By the time phoenix took off in pop growth in the 1960's, it was the largest town in a region of several farm towns (Scottsdale, Glendale, Tempe, Mesa, Chandler, Gilbert etc.)

All of these just short of grew into each other just Like LA, Long beach, Santa Monica, Pasadena, Anaheim, etc etc. Modern car centric Suburban development allowed these towns to massively grow out and run into each other before ever developing urban cores to match.

Its the reason LA has a downtown, as discussed before, that is relatively small given the region it anchors and why LA has many separate city cores, town centers and downtown's spread out over the metro region.

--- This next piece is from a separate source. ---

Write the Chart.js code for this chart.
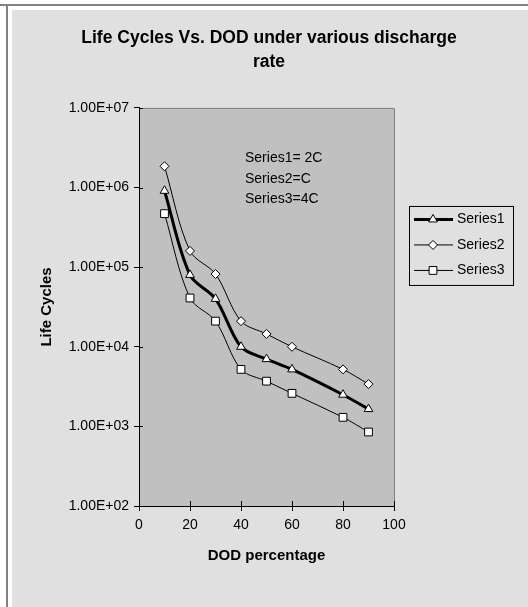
<!DOCTYPE html>
<html>
<head>
<meta charset="utf-8">
<script src="https://cdn.jsdelivr.net/npm/chart.js@4.4.1/dist/chart.umd.min.js"></script>
<style>
  html, body { margin: 0; padding: 0; background: #fff; }
  #wrap { width: 528px; height: 607px; }
</style>
</head>
<body>
<div id="wrap"><canvas id="chart" width="528" height="607"></canvas></div>
<script>
// values (log scale)
const dodValues = [10, 20, 30, 40, 50, 60, 80, 90];
const series1 = [9.1e5, 8.0e4, 4.0e4, 1.0e4, 7.0e3, 5.2e3, 2.5e3, 1.65e3];
const series2 = [1.85e6, 1.6e5, 8.2e4, 2.1e4, 1.45e4, 1.0e4, 5.2e3, 3.4e3];
const series3 = [4.7e5, 4.1e4, 2.1e4, 5.2e3, 3.7e3, 2.6e3, 1.3e3, 8.5e2];
const seriesNames = ['Series1', 'Series2', 'Series3'];
const noteLines = ['Series1= 2C', 'Series2=C', 'Series3=4C'];
const yTickValues = [1e2, 1e3, 1e4, 1e5, 1e6, 1e7];
const yTickLabels = ['1.00E+02', '1.00E+03', '1.00E+04', '1.00E+05', '1.00E+06', '1.00E+07'];

const FONT = '"Liberation Sans", Arial, sans-serif';
const PANEL = '#e0e0e0';
const PLOT = '#c0c0c0';
const EDGE = '#808080';

const toPoints = (vals) => vals.map((v, i) => ({ x: dodValues[i], y: v }));

const makeSet = (label, vals, width, style, radius) => ({
  label,
  data: toPoints(vals),
  borderColor: '#000',
  borderWidth: width,
  backgroundColor: '#fff',
  pointStyle: style,
  pointRadius: radius,
  pointHoverRadius: radius,
  pointBorderWidth: 1,
  pointBorderColor: '#000',
  pointBackgroundColor: '#fff',
  tension: 0.33,
  fill: false
});

// frame, plot background, inner tick halves, note text and legend
const frame = {
  id: 'frame',
  beforeDraw(chart) {
    const { ctx, width, height, chartArea: a } = chart;
    ctx.save();
    ctx.fillStyle = '#fff';
    ctx.fillRect(0, 0, width, height);
    ctx.fillStyle = EDGE;
    ctx.fillRect(0, 4, width, 2);
    ctx.fillRect(6, 4, 2, height - 4);
    ctx.fillStyle = PANEL;
    ctx.fillRect(12, 10, width - 12, height - 10);
    ctx.fillStyle = PLOT;
    ctx.fillRect(a.left, a.top, a.width, a.height);
    ctx.strokeStyle = EDGE;
    ctx.lineWidth = 1;
    ctx.beginPath();
    ctx.moveTo(a.left, a.top + 0.5);
    ctx.lineTo(a.right + 0.5, a.top + 0.5);
    ctx.lineTo(a.right + 0.5, a.bottom);
    ctx.stroke();
    ctx.restore();
  },
  beforeDatasetsDraw(chart) {
    const { ctx, chartArea: a, scales } = chart;
    ctx.save();
    ctx.strokeStyle = '#000';
    ctx.lineWidth = 1;
    ctx.beginPath();
    scales.y.ticks.forEach(t => {
      const py = Math.round(scales.y.getPixelForValue(t.value)) + 0.5;
      ctx.moveTo(a.left, py);
      ctx.lineTo(a.left + 4, py);
    });
    scales.x.ticks.forEach(t => {
      const px = Math.round(scales.x.getPixelForValue(t.value)) + 0.5;
      ctx.moveTo(px, a.bottom);
      ctx.lineTo(px, a.bottom - 5);
    });
    ctx.stroke();
    ctx.restore();
  },
  afterDraw(chart) {
    const { ctx, chartArea: a } = chart;
    ctx.save();
    ctx.font = '14px ' + FONT;
    ctx.fillStyle = '#000';
    ctx.textBaseline = 'middle';
    ctx.textAlign = 'left';
    noteLines.forEach((s, i) => ctx.fillText(s, a.left + 106, a.top + 50 + i * 20.7));

    // legend box
    const lx = a.right + 15, ly = a.top + 98, lw = 104, lh = 79;
    ctx.fillStyle = PANEL;
    ctx.fillRect(lx, ly, lw, lh);
    ctx.strokeStyle = '#000';
    ctx.lineWidth = 1;
    ctx.strokeRect(lx + 0.5, ly + 0.5, lw, lh);
    chart.data.datasets.forEach((ds, i) => {
      const cy = ly + 13.5 + i * 25.5;
      ctx.strokeStyle = '#000';
      ctx.lineWidth = ds.borderWidth;
      ctx.beginPath();
      ctx.moveTo(lx + 5, cy);
      ctx.lineTo(lx + 44, cy);
      ctx.stroke();
      ctx.fillStyle = '#fff';
      ctx.lineWidth = 1;
      if (Chart.helpers && Chart.helpers.drawPoint) {
        Chart.helpers.drawPoint(ctx, { pointStyle: ds.pointStyle, radius: ds.pointRadius, borderWidth: 1, rotation: 0 }, lx + 24, cy);
      }
      ctx.fillStyle = '#000';
      ctx.fillText(ds.label, lx + 48, cy);
    });
    ctx.restore();
  }
};

new Chart(document.getElementById('chart'), {
  type: 'line',
  data: {
    datasets: [
      makeSet(seriesNames[0], series1, 3, 'triangle', 5),
      makeSet(seriesNames[1], series2, 1, 'rectRot', 4.5),
      makeSet(seriesNames[2], series3, 1, 'rect', 5.5)
    ]
  },
  options: {
    responsive: false,
    animation: false,
    devicePixelRatio: 1,
    layout: { padding: { top: 10, left: 12, right: 2, bottom: 0 } },
    plugins: {
      legend: { display: false },
      tooltip: { enabled: false },
      title: {
        display: true,
        text: ['Life Cycles Vs. DOD under various discharge', 'rate'],
        color: '#000',
        font: { family: FONT, size: 17.5, weight: 'bold', lineHeight: 1.37 },
        padding: { top: 16, bottom: 34 }
      }
    },
    scales: {
      x: {
        type: 'linear',
        min: 0,
        max: 100,
        ticks: { stepSize: 20, color: '#000', padding: 6, maxRotation: 0, font: { family: FONT, size: 14 } },
        grid: { drawOnChartArea: false, tickLength: 5, color: '#000' },
        border: { color: '#000', width: 1 },
        title: {
          display: true,
          text: 'DOD percentage',
          color: '#000',
          font: { family: FONT, size: 15, weight: 'bold', lineHeight: 1.2 },
          padding: { top: 0, bottom: 42 }
        },
        afterFit(s) { s.height = 101; }
      },
      y: {
        type: 'logarithmic',
        min: 100,
        max: 1e7,
        afterBuildTicks(s) { s.ticks = yTickValues.map(v => ({ value: v })); },
        ticks: {
          color: '#000',
          padding: 5,
          font: { family: FONT, size: 14 },
          callback: (v) => yTickLabels[yTickValues.indexOf(v)]
        },
        grid: { drawOnChartArea: false, tickLength: 5, color: '#000' },
        border: { color: '#000', width: 1 },
        title: {
          display: true,
          text: 'Life Cycles',
          color: '#000',
          font: { family: FONT, size: 15, weight: 'bold', lineHeight: 1.2 },
          padding: { top: 26, bottom: 0 }
        },
        afterFit(s) { s.width = 127; }
      },
      // empty right-hand band that holds the legend area
      gap: {
        type: 'linear',
        position: 'right',
        display: true,
        ticks: { display: false },
        grid: { display: false },
        border: { display: false },
        afterFit(s) { s.width = 132; }
      }
    }
  },
  plugins: [frame]
});
</script>
</body>
</html>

This is true in all regions to a degree but older (mostly east coast cities) have a much more dominant central core with very minor secondaries, newer cities have weaker central cores and several moderate and small secondaries.

Its simply a matter of the time these places developed and the technology/trends available at the time they did.
Mesa had almost 15,000 people in 1950, and Anaheim California had a bit over 15,000 at the same time, and I think that Mesa has no more chance of being a twin of Phoenix than Anaheim has of being a twin of Los Angeles.

It was a small town that got swallowed up in the growing blob of Phoenix. Mesa just happens to have the largest population of sprawlburbs like Anaheim, Arlington Texas, Aurora Colorado, etc.